** START **

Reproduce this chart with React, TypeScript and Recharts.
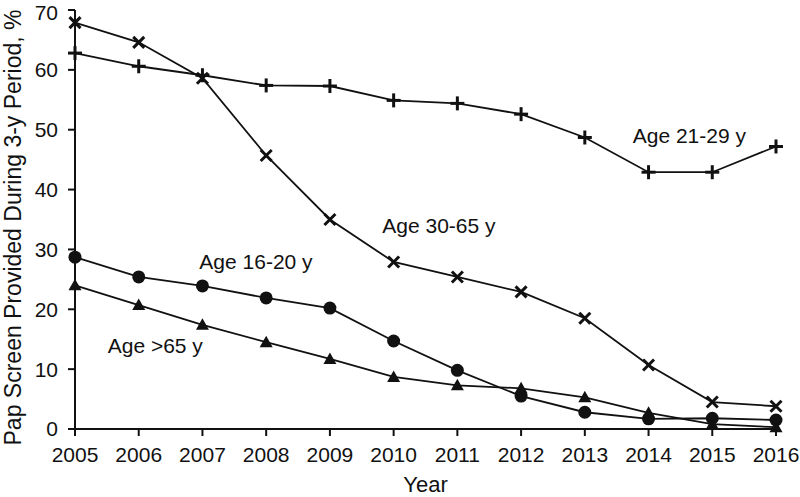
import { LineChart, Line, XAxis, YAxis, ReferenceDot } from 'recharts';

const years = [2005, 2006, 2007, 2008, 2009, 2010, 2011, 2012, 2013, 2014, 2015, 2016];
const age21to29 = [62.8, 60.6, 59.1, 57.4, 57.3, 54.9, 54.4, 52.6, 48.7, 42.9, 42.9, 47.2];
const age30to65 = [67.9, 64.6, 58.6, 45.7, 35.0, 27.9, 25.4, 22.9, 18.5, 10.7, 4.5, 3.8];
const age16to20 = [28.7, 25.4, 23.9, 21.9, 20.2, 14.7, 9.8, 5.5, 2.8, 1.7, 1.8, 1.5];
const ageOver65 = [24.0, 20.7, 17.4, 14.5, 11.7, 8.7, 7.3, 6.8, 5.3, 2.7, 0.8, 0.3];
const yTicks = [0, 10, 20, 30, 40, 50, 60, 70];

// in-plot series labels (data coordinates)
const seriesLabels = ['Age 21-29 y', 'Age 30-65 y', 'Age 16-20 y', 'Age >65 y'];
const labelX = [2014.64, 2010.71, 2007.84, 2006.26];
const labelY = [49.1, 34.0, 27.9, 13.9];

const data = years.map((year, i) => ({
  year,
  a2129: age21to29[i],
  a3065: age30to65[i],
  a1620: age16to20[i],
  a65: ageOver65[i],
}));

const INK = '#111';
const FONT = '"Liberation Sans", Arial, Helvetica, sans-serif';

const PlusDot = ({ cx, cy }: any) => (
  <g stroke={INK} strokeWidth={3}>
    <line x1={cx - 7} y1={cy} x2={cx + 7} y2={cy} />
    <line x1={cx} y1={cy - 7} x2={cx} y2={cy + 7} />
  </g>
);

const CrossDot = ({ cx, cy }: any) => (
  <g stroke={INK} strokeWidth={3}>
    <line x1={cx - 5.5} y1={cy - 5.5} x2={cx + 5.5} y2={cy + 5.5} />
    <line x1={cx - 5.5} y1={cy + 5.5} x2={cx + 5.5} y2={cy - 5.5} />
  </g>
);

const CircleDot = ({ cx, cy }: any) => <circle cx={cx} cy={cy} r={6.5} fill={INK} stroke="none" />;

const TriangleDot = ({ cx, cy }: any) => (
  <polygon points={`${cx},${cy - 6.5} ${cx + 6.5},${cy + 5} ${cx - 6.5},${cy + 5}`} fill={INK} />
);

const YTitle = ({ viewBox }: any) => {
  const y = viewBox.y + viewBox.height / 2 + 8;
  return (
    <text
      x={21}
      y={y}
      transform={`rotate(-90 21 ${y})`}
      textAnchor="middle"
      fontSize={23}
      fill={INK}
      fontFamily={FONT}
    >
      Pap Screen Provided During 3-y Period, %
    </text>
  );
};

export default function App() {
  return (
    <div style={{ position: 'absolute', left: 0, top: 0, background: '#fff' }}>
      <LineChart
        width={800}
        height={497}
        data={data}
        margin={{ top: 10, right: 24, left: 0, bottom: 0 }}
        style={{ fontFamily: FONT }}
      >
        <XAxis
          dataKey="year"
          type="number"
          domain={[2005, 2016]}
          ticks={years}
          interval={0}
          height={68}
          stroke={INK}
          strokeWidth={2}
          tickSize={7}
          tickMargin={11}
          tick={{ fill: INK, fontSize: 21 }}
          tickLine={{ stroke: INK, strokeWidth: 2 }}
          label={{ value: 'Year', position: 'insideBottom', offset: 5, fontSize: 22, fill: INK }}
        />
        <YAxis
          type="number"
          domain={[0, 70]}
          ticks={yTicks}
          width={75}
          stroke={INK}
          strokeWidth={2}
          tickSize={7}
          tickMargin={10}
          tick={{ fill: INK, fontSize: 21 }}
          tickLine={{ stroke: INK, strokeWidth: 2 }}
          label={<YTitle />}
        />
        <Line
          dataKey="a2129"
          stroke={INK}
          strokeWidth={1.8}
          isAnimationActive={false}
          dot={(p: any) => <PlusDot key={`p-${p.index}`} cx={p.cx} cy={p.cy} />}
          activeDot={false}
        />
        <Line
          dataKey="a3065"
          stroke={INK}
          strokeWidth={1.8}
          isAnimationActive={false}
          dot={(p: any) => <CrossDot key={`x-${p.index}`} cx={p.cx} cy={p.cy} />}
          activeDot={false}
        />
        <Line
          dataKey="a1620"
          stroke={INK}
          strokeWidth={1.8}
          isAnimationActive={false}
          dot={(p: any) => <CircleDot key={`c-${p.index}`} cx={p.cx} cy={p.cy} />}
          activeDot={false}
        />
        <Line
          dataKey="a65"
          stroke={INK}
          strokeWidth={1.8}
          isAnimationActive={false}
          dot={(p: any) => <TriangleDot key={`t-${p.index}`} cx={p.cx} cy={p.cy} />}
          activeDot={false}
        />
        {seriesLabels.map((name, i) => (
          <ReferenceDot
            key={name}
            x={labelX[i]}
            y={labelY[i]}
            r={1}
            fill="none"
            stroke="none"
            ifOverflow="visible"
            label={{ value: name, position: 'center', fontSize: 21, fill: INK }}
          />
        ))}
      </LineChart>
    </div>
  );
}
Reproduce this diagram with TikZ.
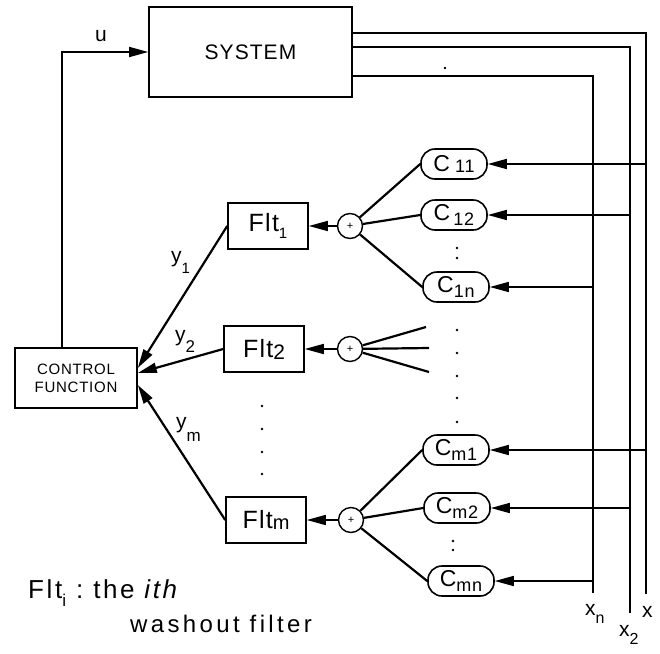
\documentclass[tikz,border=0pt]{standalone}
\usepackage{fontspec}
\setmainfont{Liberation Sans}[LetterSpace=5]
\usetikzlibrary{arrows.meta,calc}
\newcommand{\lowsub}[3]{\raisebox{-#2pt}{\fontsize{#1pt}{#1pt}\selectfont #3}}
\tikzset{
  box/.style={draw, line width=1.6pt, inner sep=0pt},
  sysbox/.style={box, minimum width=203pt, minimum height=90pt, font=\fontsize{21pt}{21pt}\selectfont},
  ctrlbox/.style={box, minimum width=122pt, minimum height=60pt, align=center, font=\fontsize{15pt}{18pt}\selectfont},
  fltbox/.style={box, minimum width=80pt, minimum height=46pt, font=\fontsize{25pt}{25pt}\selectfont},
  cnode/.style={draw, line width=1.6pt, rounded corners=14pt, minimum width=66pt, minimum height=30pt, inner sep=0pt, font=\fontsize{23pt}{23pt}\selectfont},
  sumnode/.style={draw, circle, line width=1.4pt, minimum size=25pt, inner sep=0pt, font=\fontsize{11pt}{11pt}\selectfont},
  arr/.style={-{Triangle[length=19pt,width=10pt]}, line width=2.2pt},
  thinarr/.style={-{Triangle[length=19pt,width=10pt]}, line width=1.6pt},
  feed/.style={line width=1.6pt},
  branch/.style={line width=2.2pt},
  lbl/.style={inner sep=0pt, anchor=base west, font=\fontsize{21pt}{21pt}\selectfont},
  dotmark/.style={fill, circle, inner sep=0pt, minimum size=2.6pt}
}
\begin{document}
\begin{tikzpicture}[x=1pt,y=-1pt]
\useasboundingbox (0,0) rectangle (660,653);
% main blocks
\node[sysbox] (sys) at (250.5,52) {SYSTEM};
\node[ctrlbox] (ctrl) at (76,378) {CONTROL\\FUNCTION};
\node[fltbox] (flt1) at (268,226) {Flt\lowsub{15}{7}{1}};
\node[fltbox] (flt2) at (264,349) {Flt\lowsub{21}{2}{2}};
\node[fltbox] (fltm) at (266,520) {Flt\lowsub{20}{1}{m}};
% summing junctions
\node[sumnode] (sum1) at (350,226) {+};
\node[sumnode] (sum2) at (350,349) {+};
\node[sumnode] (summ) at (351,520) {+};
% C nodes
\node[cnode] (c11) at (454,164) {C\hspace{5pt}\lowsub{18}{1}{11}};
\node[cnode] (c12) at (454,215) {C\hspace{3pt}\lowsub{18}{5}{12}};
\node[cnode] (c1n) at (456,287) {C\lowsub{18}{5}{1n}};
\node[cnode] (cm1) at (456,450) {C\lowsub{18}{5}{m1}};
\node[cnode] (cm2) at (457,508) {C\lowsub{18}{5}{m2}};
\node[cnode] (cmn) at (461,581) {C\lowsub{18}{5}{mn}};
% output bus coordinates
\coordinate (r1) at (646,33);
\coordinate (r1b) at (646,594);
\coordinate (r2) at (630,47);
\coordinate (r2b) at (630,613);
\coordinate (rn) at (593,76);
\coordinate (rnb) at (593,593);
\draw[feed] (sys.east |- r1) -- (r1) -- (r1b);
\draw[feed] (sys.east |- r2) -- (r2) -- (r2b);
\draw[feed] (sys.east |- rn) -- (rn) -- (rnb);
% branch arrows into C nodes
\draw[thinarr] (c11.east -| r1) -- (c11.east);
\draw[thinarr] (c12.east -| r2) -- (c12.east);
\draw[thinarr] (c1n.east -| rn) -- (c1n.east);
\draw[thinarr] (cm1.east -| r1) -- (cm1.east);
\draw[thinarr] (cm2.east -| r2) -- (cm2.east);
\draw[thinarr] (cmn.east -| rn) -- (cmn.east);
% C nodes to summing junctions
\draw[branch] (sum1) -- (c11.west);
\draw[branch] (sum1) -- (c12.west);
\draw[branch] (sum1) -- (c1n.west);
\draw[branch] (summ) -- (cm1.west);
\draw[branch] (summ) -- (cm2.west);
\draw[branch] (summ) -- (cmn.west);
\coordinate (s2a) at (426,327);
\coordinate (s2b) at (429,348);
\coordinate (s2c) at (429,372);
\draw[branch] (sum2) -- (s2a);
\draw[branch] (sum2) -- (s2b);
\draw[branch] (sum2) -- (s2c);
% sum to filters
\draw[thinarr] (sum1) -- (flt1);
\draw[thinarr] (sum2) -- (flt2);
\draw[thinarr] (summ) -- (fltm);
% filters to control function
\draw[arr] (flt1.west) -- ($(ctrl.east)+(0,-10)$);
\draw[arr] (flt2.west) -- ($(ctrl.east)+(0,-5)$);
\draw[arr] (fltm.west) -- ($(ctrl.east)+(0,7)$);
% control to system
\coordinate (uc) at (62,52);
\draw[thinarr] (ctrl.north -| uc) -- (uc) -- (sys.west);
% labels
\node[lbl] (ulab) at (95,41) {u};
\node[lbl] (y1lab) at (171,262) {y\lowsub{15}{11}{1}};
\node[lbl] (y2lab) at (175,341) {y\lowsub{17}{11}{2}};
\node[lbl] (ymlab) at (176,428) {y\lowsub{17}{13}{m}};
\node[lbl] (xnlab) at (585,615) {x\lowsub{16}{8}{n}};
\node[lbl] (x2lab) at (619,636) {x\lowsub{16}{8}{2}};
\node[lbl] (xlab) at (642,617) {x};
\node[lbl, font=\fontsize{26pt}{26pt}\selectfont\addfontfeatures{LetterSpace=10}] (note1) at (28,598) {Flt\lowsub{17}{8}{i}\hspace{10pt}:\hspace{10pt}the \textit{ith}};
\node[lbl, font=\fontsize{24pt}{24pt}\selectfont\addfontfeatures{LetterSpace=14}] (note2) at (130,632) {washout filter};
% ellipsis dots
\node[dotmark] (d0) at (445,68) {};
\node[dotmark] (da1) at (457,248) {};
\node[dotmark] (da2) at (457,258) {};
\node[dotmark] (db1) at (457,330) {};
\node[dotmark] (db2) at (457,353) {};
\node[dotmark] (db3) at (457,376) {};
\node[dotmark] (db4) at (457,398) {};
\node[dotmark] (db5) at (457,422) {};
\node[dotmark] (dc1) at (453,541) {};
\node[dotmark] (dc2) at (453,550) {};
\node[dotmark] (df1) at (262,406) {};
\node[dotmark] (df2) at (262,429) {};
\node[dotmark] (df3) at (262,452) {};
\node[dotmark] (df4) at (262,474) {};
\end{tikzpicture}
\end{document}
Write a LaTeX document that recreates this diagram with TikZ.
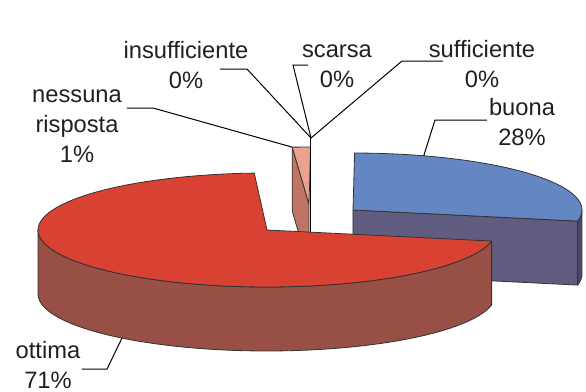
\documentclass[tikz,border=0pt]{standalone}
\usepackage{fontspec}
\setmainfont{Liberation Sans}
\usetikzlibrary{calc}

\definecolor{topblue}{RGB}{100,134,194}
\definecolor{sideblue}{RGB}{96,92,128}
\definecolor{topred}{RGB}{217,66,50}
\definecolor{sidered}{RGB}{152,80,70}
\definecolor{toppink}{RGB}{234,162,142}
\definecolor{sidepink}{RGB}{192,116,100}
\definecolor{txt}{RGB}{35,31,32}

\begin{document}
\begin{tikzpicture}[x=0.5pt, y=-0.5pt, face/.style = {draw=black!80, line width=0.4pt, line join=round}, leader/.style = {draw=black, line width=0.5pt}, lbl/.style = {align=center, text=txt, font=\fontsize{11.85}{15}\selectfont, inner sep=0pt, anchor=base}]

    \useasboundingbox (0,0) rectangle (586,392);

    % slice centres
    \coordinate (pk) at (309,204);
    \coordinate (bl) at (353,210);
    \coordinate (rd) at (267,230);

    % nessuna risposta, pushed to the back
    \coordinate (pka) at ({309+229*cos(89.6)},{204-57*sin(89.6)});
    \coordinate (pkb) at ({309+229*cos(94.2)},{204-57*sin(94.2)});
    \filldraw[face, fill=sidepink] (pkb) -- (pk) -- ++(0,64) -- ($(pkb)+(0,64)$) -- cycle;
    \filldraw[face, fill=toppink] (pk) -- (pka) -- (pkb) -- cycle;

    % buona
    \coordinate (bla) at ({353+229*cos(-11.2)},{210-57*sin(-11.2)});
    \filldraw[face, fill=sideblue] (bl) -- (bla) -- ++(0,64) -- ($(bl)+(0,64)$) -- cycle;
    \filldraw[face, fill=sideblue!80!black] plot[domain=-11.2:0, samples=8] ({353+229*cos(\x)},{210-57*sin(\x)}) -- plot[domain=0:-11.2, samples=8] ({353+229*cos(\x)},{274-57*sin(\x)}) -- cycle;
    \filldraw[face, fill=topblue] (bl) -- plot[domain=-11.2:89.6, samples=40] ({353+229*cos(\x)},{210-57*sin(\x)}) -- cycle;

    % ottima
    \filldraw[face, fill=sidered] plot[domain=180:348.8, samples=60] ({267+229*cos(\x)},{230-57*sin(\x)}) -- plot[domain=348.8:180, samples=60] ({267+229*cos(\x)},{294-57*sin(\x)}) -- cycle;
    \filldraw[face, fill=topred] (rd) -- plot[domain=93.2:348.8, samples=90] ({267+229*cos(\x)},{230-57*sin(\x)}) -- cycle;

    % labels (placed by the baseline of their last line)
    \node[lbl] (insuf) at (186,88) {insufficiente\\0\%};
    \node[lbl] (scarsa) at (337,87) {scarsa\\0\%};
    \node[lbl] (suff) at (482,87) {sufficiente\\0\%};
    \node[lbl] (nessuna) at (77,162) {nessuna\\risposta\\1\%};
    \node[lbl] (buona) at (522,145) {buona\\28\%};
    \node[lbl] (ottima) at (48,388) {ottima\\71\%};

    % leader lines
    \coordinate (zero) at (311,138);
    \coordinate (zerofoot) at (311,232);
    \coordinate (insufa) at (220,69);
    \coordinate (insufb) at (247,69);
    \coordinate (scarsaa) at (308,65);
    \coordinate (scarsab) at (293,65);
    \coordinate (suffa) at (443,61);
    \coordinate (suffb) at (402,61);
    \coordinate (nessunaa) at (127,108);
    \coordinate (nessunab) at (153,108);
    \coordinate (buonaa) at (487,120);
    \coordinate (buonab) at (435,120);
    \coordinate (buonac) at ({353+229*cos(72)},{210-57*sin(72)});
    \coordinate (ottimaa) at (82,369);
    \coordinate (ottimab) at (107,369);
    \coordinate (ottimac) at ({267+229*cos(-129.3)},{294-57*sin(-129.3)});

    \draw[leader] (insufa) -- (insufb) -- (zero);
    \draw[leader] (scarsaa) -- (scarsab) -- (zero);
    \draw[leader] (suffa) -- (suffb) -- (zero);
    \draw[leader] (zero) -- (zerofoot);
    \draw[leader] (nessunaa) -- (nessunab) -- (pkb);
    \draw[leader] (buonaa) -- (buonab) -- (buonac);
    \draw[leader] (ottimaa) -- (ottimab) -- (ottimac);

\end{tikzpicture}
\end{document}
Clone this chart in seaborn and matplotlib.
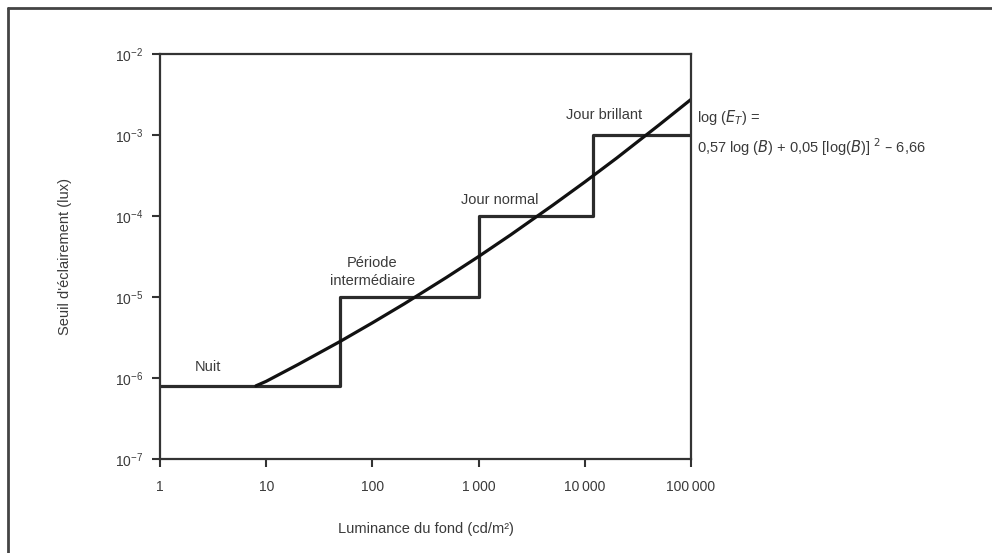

** END **

* **Required task**
Skip the pictures. Restate exactly the lines from the start of the entries through the line containing "XAxis, YAxis, ReferenceDot", both ends included.

* **Answer for this exercise**
Reproduce this chart with React, TypeScript and Recharts.
import { LineChart, Line, XAxis, YAxis, ReferenceDot } from 'recharts';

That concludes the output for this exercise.